Why Copying Other Startups’ Funding Choices Is Risky
A friend once tried to mimic the path of a well-known campus-founded unicorn almost step for step. Same type of pitch deck, same investor list, same growth slogans. It did not work, and not because he was less smart.
He ignored:
- Market timing: the earlier company launched when user habits were shifting rapidly.
- Regulation and competition had changed.
- The founding team had different skills and networks.
You can learn from other founders’ journeys, but you cannot import their context. Your funding strategy needs to match your time, your market, and your team.

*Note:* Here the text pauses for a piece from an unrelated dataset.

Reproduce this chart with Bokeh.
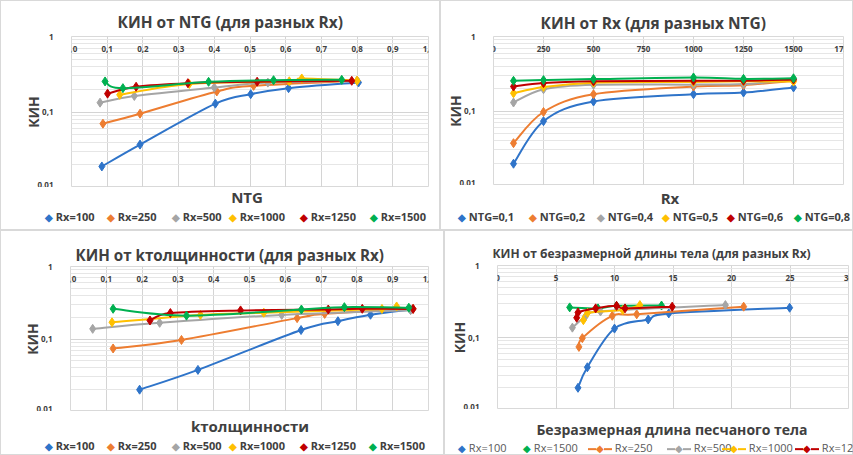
from bokeh.plotting import figure
from bokeh.models import (Range1d, FixedTicker, SingleIntervalTicker, CustomJSTickFormatter, Div)
from bokeh.layouts import column, row
from bokeh.embed import file_html
from bokeh.resources import INLINE
import numpy as np

FONT = "Open Sans"
TEXT = "#404040"
COLORS = ["#2F74C9", "#ED7D31", "#A5A5A5", "#FFC000", "#C00000", "#00B050"]

# --- КИН vs NTG, one series per Rx ---
rx_labels = ["Rx=100", "Rx=250", "Rx=500", "Rx=1000", "Rx=1250", "Rx=1500"]
ntg_x = [
    [0.085, 0.192, 0.403, 0.502, 0.608, 0.804],
    [0.088, 0.192, 0.407, 0.51, 0.80],
    [0.080, 0.176, 0.40, 0.55, 0.80],
    [0.135, 0.33, 0.61, 0.645, 0.80],
    [0.101, 0.181, 0.326, 0.52, 0.785],
    [0.094, 0.144, 0.384, 0.566, 0.757],
]
ntg_kin = [
    [0.019, 0.037, 0.129, 0.172, 0.207, 0.246],
    [0.070, 0.095, 0.187, 0.222, 0.259],
    [0.133, 0.163, 0.211, 0.245, 0.26],
    [0.169, 0.235, 0.255, 0.278, 0.26],
    [0.175, 0.216, 0.241, 0.252, 0.259],
    [0.254, 0.207, 0.251, 0.264, 0.267],
]

# --- КИН vs Rx, one series per NTG ---
ntg_labels = ["NTG=0,1", "NTG=0,2", "NTG=0,4", "NTG=0,5", "NTG=0,6", "NTG=0,8"]
rx_values = [100, 250, 500, 1000, 1250, 1500]
rx_kin = [
    [0.0196, 0.073, 0.134, 0.168, 0.177, 0.207],
    [0.037, 0.097, 0.168, 0.213, 0.222, 0.254],
    [0.130, 0.196, 0.225, 0.226, 0.23, 0.26],
    [0.173, 0.21, 0.24, 0.245, 0.25, 0.248],
    [0.213, 0.237, 0.25, 0.255, 0.255, 0.265],
    [0.254, 0.26, 0.268, 0.282, 0.27, 0.275],
]

# --- КИН vs thickness coefficient, one series per Rx ---
thick_x = [
    [0.193, 0.356, 0.644, 0.747, 0.838, 0.950],
    [0.119, 0.310, 0.633, 0.710, 0.957],
    [0.062, 0.249, 0.59, 0.95],
    [0.116, 0.363, 0.54, 0.87, 0.911],
    [0.222, 0.279, 0.475, 0.72, 0.815, 0.957],
    [0.119, 0.324, 0.645, 0.765, 0.945],
]
thick_kin = [
    [0.020, 0.0375, 0.133, 0.176, 0.216, 0.255],
    [0.074, 0.097, 0.194, 0.222, 0.261],
    [0.138, 0.167, 0.215, 0.25],
    [0.170, 0.215, 0.23, 0.26, 0.281],
    [0.180, 0.228, 0.248, 0.255, 0.261, 0.26],
    [0.261, 0.21, 0.255, 0.275, 0.27],
]

# --- КИН vs dimensionless sand-body length, one series per Rx ---
length_labels = ["Rx=100", "Rx=1500", "Rx=250", "Rx=500", "Rx=1000", "Rx=1250"]
length_colors = [COLORS[0], COLORS[5], COLORS[1], COLORS[2], COLORS[3], COLORS[4]]
length_x = [
    [6.88, 7.68, 10.0, 12.88, 14.64, 24.97],
    [6.17, 8.59, 10.17, 14.02],
    [6.96, 7.25, 9.81, 11.9, 21.04],
    [6.4, 7.5, 8.8, 19.48],
    [7.34, 7.7, 10.7, 12.17],
    [6.77, 6.88, 8.39, 10.18, 10.9, 14.93],
]
length_kin = [
    [0.020, 0.0386, 0.133, 0.178, 0.216, 0.259],
    [0.262, 0.254, 0.275, 0.278],
    [0.074, 0.098, 0.20, 0.21, 0.268],
    [0.137, 0.194, 0.23, 0.282],
    [0.174, 0.22, 0.24, 0.282],
    [0.188, 0.223, 0.254, 0.275, 0.254, 0.268],
]


def smooth_segments(xs, ys):
    """Cubic Bezier pieces of a Catmull-Rom curve, built in (x, log10 y)."""
    x = np.asarray(xs, float)
    ly = np.log10(np.asarray(ys, float))
    xp = np.concatenate([[x[0]], x, [x[-1]]])
    yp = np.concatenate([[ly[0]], ly, [ly[-1]]])
    out = {k: [] for k in ("x0", "y0", "x1", "y1", "cx0", "cy0", "cx1", "cy1")}
    for i in range(len(x) - 1):
        a, b = i + 1, i + 2
        out["x0"].append(float(xp[a])); out["y0"].append(float(10 ** yp[a]))
        out["x1"].append(float(xp[b])); out["y1"].append(float(10 ** yp[b]))
        out["cx0"].append(float(xp[a] + (xp[b] - xp[a - 1]) / 6))
        out["cy0"].append(float(10 ** (yp[a] + (yp[b] - yp[a - 1]) / 6)))
        out["cx1"].append(float(xp[b] - (xp[b + 1] - xp[a]) / 6))
        out["cy1"].append(float(10 ** (yp[b] - (yp[b + 1] - yp[a]) / 6)))
    return out


def make_panel(title, xmax, xstep, xfmt, width, left, right, top, frame_h,
               title_size, title_offset, title_standoff):
    p = figure(width=width, height=top + frame_h + 1, x_range=Range1d(0, xmax),
               y_range=Range1d(0.01, 1), y_axis_type="log", title=title,
               output_backend="svg", toolbar_location=None,
               min_border_left=left, min_border_right=right,
               min_border_top=top, min_border_bottom=0)
    p.border_fill_color = None
    p.background_fill_color = "white"
    p.outline_line_color = "#d9d9d9"

    p.title.align = "left"
    p.title.offset = title_offset
    p.title.standoff = title_standoff
    p.title.text_font = FONT
    p.title.text_font_size = title_size
    p.title.text_font_style = "bold"
    p.title.text_color = TEXT

    # horizontal axis crosses near КИН = 1; its labels hang just under the top line
    px_per_decade = frame_h / 2.0
    xa = p.xaxis[0]
    xa.fixed_location = 10 ** (-19.0 / px_per_decade)
    xa.ticker = SingleIntervalTicker(interval=xstep, num_minor_ticks=0)
    xa.formatter = CustomJSTickFormatter(code=xfmt)
    xa.axis_line_color = None
    xa.major_tick_line_color = None
    xa.minor_tick_line_color = None
    xa.major_tick_out = 0
    xa.major_label_standoff = -10
    xa.major_label_text_font = FONT
    xa.major_label_text_font_size = "8px"
    xa.major_label_text_font_style = "bold"
    xa.major_label_text_color = TEXT

    ya = p.yaxis[0]
    ya.ticker = FixedTicker(ticks=[0.01, 0.1, 1],
                            minor_ticks=[m * 10.0 ** e for e in (-2, -1) for m in range(2, 10)])
    ya.formatter = CustomJSTickFormatter(code="return tick >= 1 ? '1' : String(tick).replace('.', ',')")
    ya.axis_line_color = None
    ya.major_tick_line_color = None
    ya.minor_tick_line_color = None
    ya.major_label_standoff = 12
    ya.major_label_text_font = FONT
    ya.major_label_text_font_size = "8px"
    ya.major_label_text_font_style = "bold"
    ya.major_label_text_color = TEXT
    ya.axis_label = "КИН"
    ya.axis_label_standoff = -9
    ya.axis_label_text_font = FONT
    ya.axis_label_text_font_size = "14px"
    ya.axis_label_text_font_style = "bold"
    ya.axis_label_text_color = TEXT

    p.xgrid.grid_line_color = "#d4d4d4"
    p.ygrid.grid_line_color = "#d4d4d4"
    p.ygrid.minor_grid_line_color = "#e6e6e6"
    return p


def draw_series(p, xs, ys, color):
    seg = smooth_segments(xs, ys)
    p.bezier(line_color=color, line_width=2, **seg)
    p.scatter(list(xs), list(ys), marker="diamond", size=9, color=color)


def make_strip(width, height, xlabel, label_pos, label_size, labels, colors, lefts, legend_top,
               with_line=(), bold=True, legend_color=TEXT):
    """Band under a chart: horizontal axis title and a one-line legend."""
    weight = "bold" if bold else "normal"
    parts = [
        f'<div style="position:absolute;left:{label_pos[0]}px;top:{label_pos[1]}px;'
        f'transform:translate(-50%,-50%);white-space:nowrap;font-weight:bold;'
        f'font-size:{label_size};color:{TEXT}">{xlabel}</div>'
    ]
    for k, (lab, c, x) in enumerate(zip(labels, colors, lefts)):
        mark = f'<span style="color:{c};font-size:10px">&#9670;</span>'
        if k in with_line:
            seg = (f'<span style="display:inline-block;width:8px;border-top:2px solid {c};'
                   f'vertical-align:middle"></span>')
            mark = seg + mark + seg
        parts.append(
            f'<span style="position:absolute;left:{x}px;top:{legend_top}px;transform:translateY(-50%);'
            f'white-space:nowrap;font-size:11px;font-weight:{weight};color:{legend_color}">'
            f'{mark}&nbsp;{lab}</span>')
    html = (f'<div style="position:relative;width:{width}px;height:{height}px;overflow:hidden;'
            f'font-family:\'{FONT}\'">' + "".join(parts) + "</div>")
    return Div(text=html, width=width, height=height, margin=(0, 0, 0, 0))


def panel_box(main, strip):
    return column(main, strip, styles={"box-shadow": "inset 0 0 0 1px #d9d9d9"})


dec1 = "return tick.toFixed(1).replace('.', ',')"
dec0 = "return tick.toFixed(0)"

# КИН от NTG
p1 = make_panel("КИН от NTG (для разных Rx)", 1.0, 0.1, dec1, 440, 71, 12, 36, 150, "15.5px", 46, 7)
for xs, ys, c in zip(ntg_x, ntg_kin, COLORS):
    draw_series(p1, xs, ys, c)
s1 = make_strip(440, 230 - p1.height, "NTG", (247, 11), "15px", rx_labels, COLORS,
                [45, 107, 172, 229, 300, 370], 30)

# КИН от Rx
p2 = make_panel("КИН от Rx (для разных NTG)", 1750, 250, dec0, 413, 53, 10, 36, 148, "15.5px", 47, 5)
for ys, c in zip(rx_kin, COLORS):
    draw_series(p2, rx_values, ys, c)
s2 = make_strip(413, 230 - p2.height, "Rx", (230, 14), "15px", ntg_labels, COLORS,
                [18, 89, 157, 222, 287, 354], 32)

# КИН от kтолщинности
p3 = make_panel("КИН от kтолщинности (для разных Rx)", 1.0, 0.1, dec1, 444, 70, 16, 36, 144,
                "15.2px", 5, 4)
for xs, ys, c in zip(thick_x, thick_kin, COLORS):
    draw_series(p3, xs, ys, c)
s3 = make_strip(444, 225 - p3.height, "kтолщинности", (250, 16), "15px", rx_labels, COLORS,
                [45, 107, 172, 229, 300, 369], 35)

# КИН от безразмерной длины тела
p4 = make_panel("КИН от безразмерной длины тела (для разных Rx)", 30, 5, dec0, 409, 53, 5, 35, 143,
                "12px", -5, 8)
for xs, ys, c in zip(length_x, length_kin, length_colors):
    draw_series(p4, xs, ys, c)
s4 = make_strip(409, 225 - p4.height, "Безразмерная длина песчаного тела", (228, 21), "14px",
                length_labels, length_colors, [14, 79, 144, 223, 278, 351], 39,
                with_line=(2, 3, 4, 5), bold=False, legend_color="#595959")

layout = column(row(panel_box(p1, s1), panel_box(p2, s2)),
                row(panel_box(p3, s3), panel_box(p4, s4)))
open("out.html", "w").write(file_html(layout, INLINE))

When you hear a “We raised X million” story from a student founder, ask:
- What is their market like?
- What kind of growth did they already show before raising?
- Do their constraints match mine?
If the answers do not line up with your situation, their strategy might be a bad template for you.
What I Would Do if I Were Starting Today as a Student
If I had a new idea right now, still in university, I would:
Stage 1: Prove there is any demand at all (bootstrapped)
- Spend 1-3 months talking to potential users.
- Build the simplest MVP of something they can actually use.
- Charge some of them, even small amounts.
No investors at this stage. Just reality checks.
Stage 2: Build a small, real business
- Try to reach a level where the project is paying for its own basic costs.
- Keep expenses low so I have flexibility.
- Experiment with acquiring users in repeatable ways.
If growth is slow but profitable, I would likely keep bootstrapping and enjoy the control and learning.
Stage 3: Decide whether to raise (or not)
After 6-18 months:
- If demand is strong, market is large, and we are constrained by capital, I would consider VC.
- If the business is growing steadily and can be meaningful without massive scale, I would stay bootstrapped or maybe add small grants or angels.
The key is sequencing: use bootstrapping to earn the right to choose VC funding on good terms, rather than using VC to avoid early hard questions.
Fundraising is not the goal. Building something that people care about enough to sustain is the goal. Funding is just fuel, not the destination.